Intervals where f is concave downwards and decreasing.

## Video transcript

- [Voiceover] Part b,
on what open intervals contained in negative three is
less than x is less than four is the graph of f both
concave down and decreasing? Give a reason for your answer. All right, so f and this should be both concave down and decreasing. So f concave down, concave down. That's going to be true if and only if the second derivative
of f is less than zero which is true if and only if f prime is decreasing, f prime is decreasing. So that's how we can tell
when f is concave down. I wanna see what do I
need to observe of f prime because that's the graph they gave us. All right, now for f to be decreasing, f is going to be decreasing if and only if, we are decreasing when
you have a negative slope if your relative change is negative. So that's true if and only if f prime of x is less than zero. So both true. Both true when f prime of x is less than zero and decreasing, and, let me write, and
f prime is decreasing.

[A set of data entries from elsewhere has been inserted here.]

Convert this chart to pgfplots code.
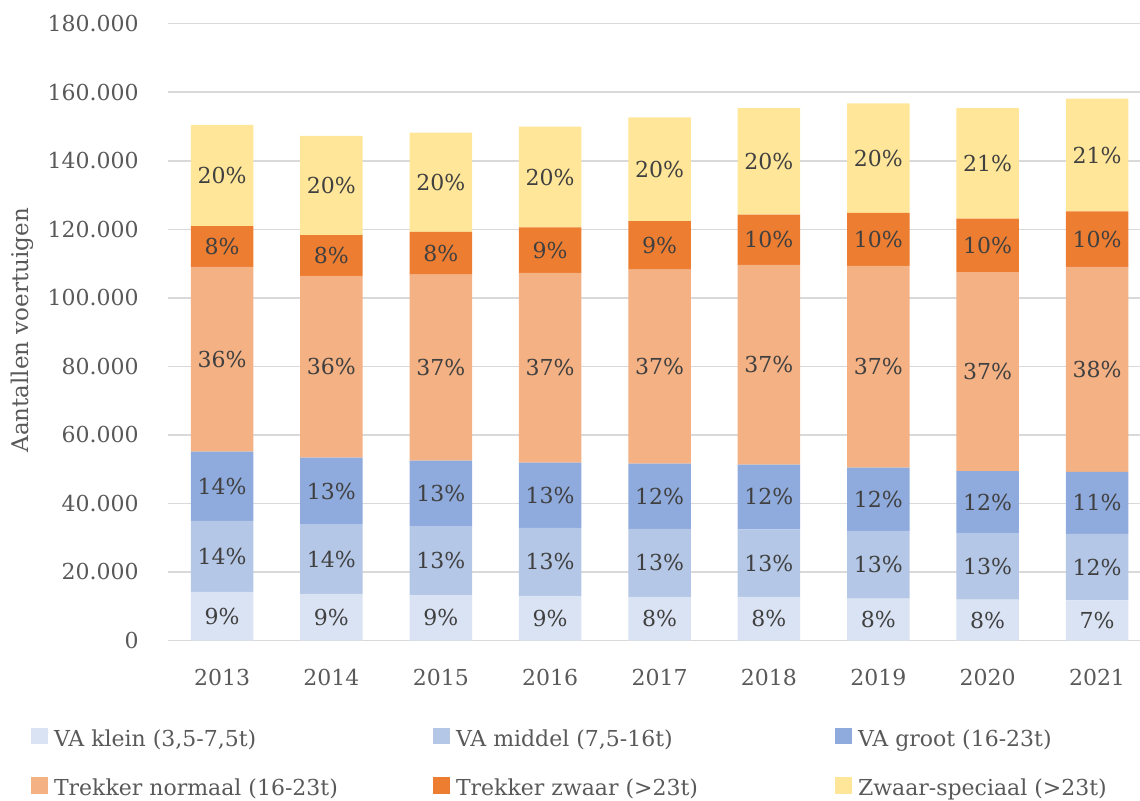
\documentclass[border=0pt]{standalone}
\usepackage{fontspec}
\setmainfont{DejaVu Serif}
\usepackage{pgfplots}
\usepackage{pgfplotstable}
\pgfplotsset{compat=1.18}

\definecolor{cklein}{HTML}{DAE3F3}
\definecolor{cmiddel}{HTML}{B4C7E7}
\definecolor{cgroot}{HTML}{8FAADC}
\definecolor{cnormaal}{HTML}{F4B183}
\definecolor{czwaar}{HTML}{ED7D31}
\definecolor{cspeciaal}{HTML}{FFE699}
\definecolor{txt}{HTML}{595959}
\definecolor{lbl}{HTML}{404040}
\definecolor{gridc}{HTML}{D9D9D9}

% aantallen per categorie, plus het afgeronde aandeel (%) zoals in de figuur
\pgfplotstableread{
x klein middel groot normaal zwaar speciaal pk pm pg pn pz ps
0 14160 20730 20230 53930 11850 29600 9 14 14 36 8 20
1 13580 20220 19570 53030 11900 29000 9 14 13 36 8 20
2 13280 19950 19270 54300 12470 28910 9 13 13 37 8 20
3 12990 19860 19060 55390 13230 29400 9 13 13 37 9 20
4 12700 19850 19070 56640 14130 30250 8 13 12 37 9 20
5 12700 19760 18870 58300 14690 31070 8 13 12 37 10 20
6 12210 19760 18480 58890 15480 31910 8 13 12 37 10 20
7 11910 19480 18010 58100 15650 32240 8 13 12 37 10 21
8 11740 19360 18100 59850 16150 32900 7 12 11 38 10 21
}\voertuigen

\pgfplotsset{
  basis/.style={
    scale only axis, width=486pt, height=308.4pt,
    xmin=-0.494, xmax=8.393, ymin=0, ymax=180000,
    at={(0,0)}, anchor=south west,
  },
}
\newcommand{\fs}{\fontsize{11}{13}\selectfont}

\begin{document}
\begin{tikzpicture}
\useasboundingbox (-84pt,-79.75pt) rectangle (486pt,320.25pt);
\begin{axis}[basis,
  ybar stacked, bar width=31.25pt,
  axis line style={draw=none}, tick style={draw=none},
  ymajorgrids, grid style={gridc, line width=0.75pt},
  ytick={0,20000,...,180000}, scaled y ticks=false,
  /pgf/number format/fixed,
  /pgf/number format/1000 sep={.},
  /pgf/number format/assume math mode=true,
  yticklabel style={font=\fs, text=txt, anchor=east, inner sep=0pt, xshift=-14.5pt},
  xtick={0,...,8},
  xticklabels={2013,2014,2015,2016,2017,2018,2019,2020,2021},
  xticklabel style={font=\fs, text=txt, anchor=center, inner sep=0pt, yshift=-18.25pt},
  ylabel={Aantallen voertuigen},
  ylabel style={font=\fontsize{11.5}{13}\selectfont, text=txt,
    at={(axis description cs:-0.1502,0.503)}, anchor=center},
  legend columns=3, legend cell align=left,
  legend style={draw=none, fill=none, font=\fs, text=txt,
    at={(axis description cs:-0.1471,-0.134)}, anchor=north west,
    nodes={inner sep=0pt}, row sep=14pt, column sep=0pt,
    /tikz/every odd column/.append style={column sep=3pt}},
  legend image code/.code={\fill[#1] (0pt,-2.5pt) rectangle (8.3pt,5.8pt);},
]
\addplot[fill=cklein, draw=none] table[x=x, y=klein] {\voertuigen};
\addlegendentry{\makebox[189.7pt][l]{VA klein (3,5-7,5t)}}
\addplot[fill=cmiddel, draw=none] table[x=x, y=middel] {\voertuigen};
\addlegendentry{\makebox[189.7pt][l]{VA middel (7,5-16t)}}
\addplot[fill=cgroot, draw=none] table[x=x, y=groot] {\voertuigen};
\addlegendentry{VA groot (16-23t)}
\addplot[fill=cnormaal, draw=none] table[x=x, y=normaal] {\voertuigen};
\addlegendentry{\makebox[189.7pt][l]{Trekker normaal (16-23t)}}
\addplot[fill=czwaar, draw=none] table[x=x, y=zwaar] {\voertuigen};
\addlegendentry{\makebox[189.7pt][l]{Trekker zwaar (>23t)}}
\addplot[fill=cspeciaal, draw=none] table[x=x, y=speciaal] {\voertuigen};
\addlegendentry{Zwaar-speciaal (>23t)}
\end{axis}

% percentages in het midden van elk segment
\begin{axis}[basis, hide axis,
  nodes near coords={\pgfplotspointmeta\%}, point meta=explicit symbolic,
  every node near coord/.append style={anchor=center, font=\fs, text=lbl, inner sep=0pt},
]
\addplot[draw=none, no markers] table[x=x, y expr=\thisrow{klein}/2, meta=pk] {\voertuigen};
\addplot[draw=none, no markers] table[x=x, y expr=\thisrow{klein}+\thisrow{middel}/2, meta=pm] {\voertuigen};
\addplot[draw=none, no markers] table[x=x, y expr=\thisrow{klein}+\thisrow{middel}+\thisrow{groot}/2, meta=pg] {\voertuigen};
\addplot[draw=none, no markers] table[x=x, y expr=\thisrow{klein}+\thisrow{middel}+\thisrow{groot}+\thisrow{normaal}/2, meta=pn] {\voertuigen};
\addplot[draw=none, no markers] table[x=x, y expr=\thisrow{klein}+\thisrow{middel}+\thisrow{groot}+\thisrow{normaal}+\thisrow{zwaar}/2, meta=pz] {\voertuigen};
\addplot[draw=none, no markers] table[x=x, y expr=\thisrow{klein}+\thisrow{middel}+\thisrow{groot}+\thisrow{normaal}+\thisrow{zwaar}+\thisrow{speciaal}/2, meta=ps] {\voertuigen};
\end{axis}
\end{tikzpicture}
\end{document}
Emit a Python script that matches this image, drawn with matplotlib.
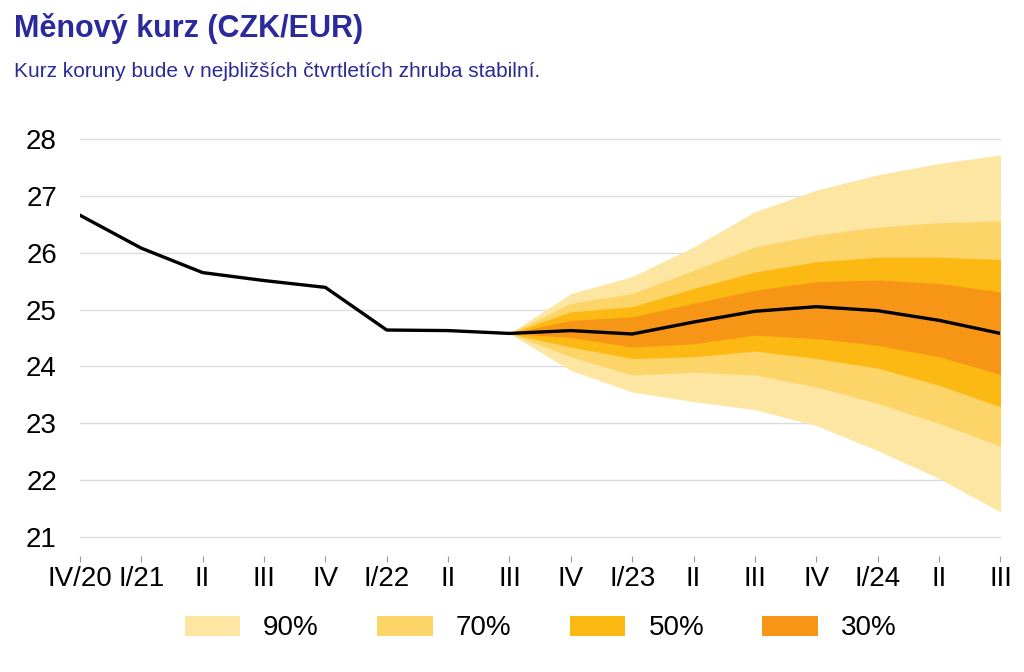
import matplotlib
matplotlib.use("Agg")
import matplotlib.pyplot as plt
from matplotlib.patches import Patch

plt.rcParams['font.family'] = ['Liberation Sans', 'DejaVu Sans']

quarters = ["IV/20", "I/21", "II", "III", "IV", "I/22", "II", "III",
            "IV", "I/23", "II", "III", "IV", "I/24", "II", "III"]

# kurz CZK/EUR, skutecnost + prognoza
rate = [26.66, 26.08, 25.65, 25.51, 25.39, 24.64, 24.63, 24.58,
        24.63, 24.57, 24.78, 24.97, 25.05, 24.98, 24.81, 24.58]

# pasy nejistoty od III/22 dale
fan_start = 7
upper_90 = [24.58, 25.28, 25.58, 26.10, 26.72, 27.10, 27.37, 27.57, 27.72]
upper_70 = [24.58, 25.11, 25.28, 25.69, 26.10, 26.31, 26.45, 26.53, 26.56]
upper_50 = [24.58, 24.96, 25.05, 25.37, 25.66, 25.84, 25.92, 25.92, 25.88]
upper_30 = [24.58, 24.81, 24.87, 25.11, 25.34, 25.49, 25.52, 25.46, 25.31]
lower_30 = [24.58, 24.51, 24.34, 24.40, 24.55, 24.49, 24.37, 24.17, 23.86]
lower_50 = [24.58, 24.34, 24.14, 24.17, 24.27, 24.14, 23.97, 23.67, 23.29]
lower_70 = [24.58, 24.17, 23.85, 23.90, 23.85, 23.64, 23.35, 23.00, 22.60]
lower_90 = [24.58, 23.93, 23.55, 23.38, 23.24, 22.96, 22.52, 22.03, 21.44]

band_labels = ["90%", "70%", "50%", "30%"]
band_colors = ["#FDE5A2", "#FCD468", "#FDB913", "#F79616"]

x = list(range(len(quarters)))
xf = x[fan_start:]

fig = plt.figure(figsize=(10.24, 6.72), dpi=100)
ax = fig.add_axes([0.078, 0.2009, 0.899, 0.5923])

bands = [(lower_90, upper_90), (lower_70, upper_70),
         (lower_50, upper_50), (lower_30, upper_30)]
for (lo, hi), col in zip(bands, band_colors):
    ax.fill_between(xf, lo, hi, color=col, linewidth=0, zorder=2)

ax.plot(x, rate, color="black", linewidth=2.4, zorder=3)

ax.set_xlim(0, len(quarters) - 1)
ax.set_ylim(21, 28)
ax.set_yticks(range(21, 29))
ax.set_xticks(x)
ax.set_xticklabels(quarters)
ax.grid(axis="y", color="#dcdcdc", linewidth=1, zorder=0)
for gl in ax.get_ygridlines():
    gl.set_clip_on(False)
for s in ax.spines.values():
    s.set_visible(False)
# ticks sit a bit below the bottom gridline, like in the original
ax.spines["bottom"].set_position(("outward", 14))
ax.tick_params(axis="y", length=0, pad=16.5, labelsize=20)
ax.tick_params(axis="x", length=4, color="#999999", pad=3, labelsize=20)

fig.text(0.014, 0.958, "Měnový kurz (CZK/EUR)", fontsize=22, fontweight="bold",
         color="#2a2a9c", va="center")
fig.text(0.014, 0.894, "Kurz koruny bude v nejbližších čtvrtletích zhruba stabilní.",
         fontsize=15, color="#2b2b95", va="center")

handles = [Patch(facecolor=c, edgecolor="none") for c in band_colors]
fig.legend(handles, band_labels, loc="center", bbox_to_anchor=(0.528, 0.065),
           ncol=4, frameon=False, fontsize=20, handlelength=2.0,
           handleheight=0.72, handletextpad=0.83, columnspacing=2.1)

fig.savefig("out.png", dpi=100)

And f prime, decreasing. So let's see if we can identify that. Well, let's go back to our graph and see when is f prime
of x less than zero and decreasing. So if we look at less than zero, let me highlight this, so less than zero. I'm highlighting it in
magenta right over here. This is all the places
where we are less than zero in magenta. And now of that, where are we decreasing? Well, we are decreasing over
this interval right over here. So that would be negative
two is less than x which is less than negative one. So that's we're decreasing of the places where we are negative. I'm taking the subset
of where we are negative to think what we're decreasing. We're decreasing right there. And we are also decreasing, we are also decreasing right over there. So that is one is less than
x which is less than three. Now we are decreasing before x
equals negative two over here but we're not less than zero there so I'm not gonna include that. And so we have our intervals. So our open intervals. So we have both true for when
these two things are true. And so this happens. This happens when negative two is less than
x is less than negative one or one is less than x is less than three. So those are two open intervals. This one and that one.